しかし、生存は絶望的とみられた。誰もが事業の一時ストップを想定した。一時ストップどころではない。事業からの撤退の予感もあった。

リヴィエールは2人の乗組員が犠牲にあったことに自問自答する。「公益というのは私益の集積で成立するものでしょう。それ以上のものではないはずです」。つまり、私益を犠牲にしてまで整備しなければならない公益など必要ないのではないか。「自分は何の名において、個人としての幸福を剥ぎとったのか? 最優先されるべき原則は個の幸福を守ることではないのだろうか?」

逡巡の末、リヴィエールは決意する。「おそらくは救うべき別の何か、より永らえる何かが存在するのだ。おそらくは人間のその領域に属するものを救うために」。「彼らを永遠なるものにしなければならぬ」。

ここで殉職した個人への愛に思いを馳せるのではなく、この国にこれからも生きる人間の公益を全うさせるために、ここで操業を停止してはならなかった。

リヴィエールは事業を止めず、後続便出発の指令を出す。従業員たちはその指令に動き出す。

 

運輸運送に限らず、公共的なインフラビジネスはこういった側面を持つ。

国の公共事業というものは、今日的には年末の道路工事や箱物行政といった財政政策的なイメージが強く、どちらかといえば悪いイメージがある。しかし、近代の黎明期にあっては、こうやって国をつくり、まちをつくり、ヒトの営みをつくっていった。近代化のために、まず動かなければならないのは行政だった。
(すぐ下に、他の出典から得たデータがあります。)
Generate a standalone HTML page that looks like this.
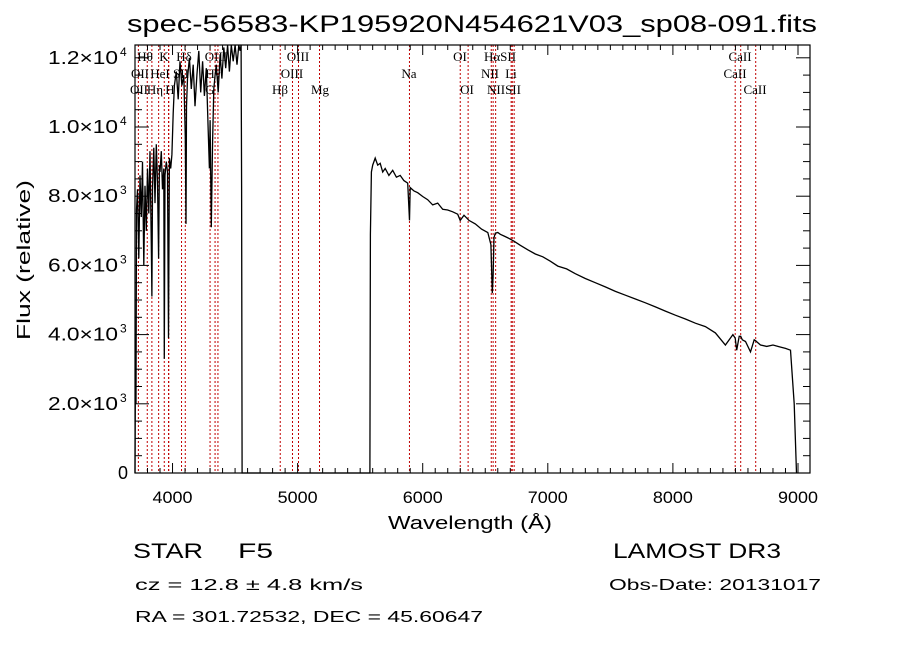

インフラの整備が、国を、町を、人々の生活水準をつくるからだ。真実は”私益を犠牲にしてまで整備しなければならない公益”の上に我々の生活はあるということなのである。

 

「夜間飛行」を読んで思い出したのは、広島市内を走る路面電車だ。広島に原爆が落ちたとき、市内は壊滅した。しかし路面電車は爆弾投下の3日後に運転を再開した。焼け残った車両を集め、線路を補修し、電気を通電させ、廃墟の中を運転をしたのは10代半ばの見習い女学生たちだった。広電は民間企業だが、広島市の公益企業といってほぼ差し支えない。

このエピソードと精神は、東日本大震災の際に三陸鉄道に受け継がれた。三陸鉄道は行政と民間の第3セクターである。

 

「夜間飛行」は美しい描写に満ち溢れているが、根底にあるのは厳しさと高貴さだ。行政やインフラを担う人に持ってもらいたいプライドはこれである。水道事業の民営化、空港の民営化などが議論されているが、このような厳しさと高貴さこそを本懐として守り続けてほしいものである。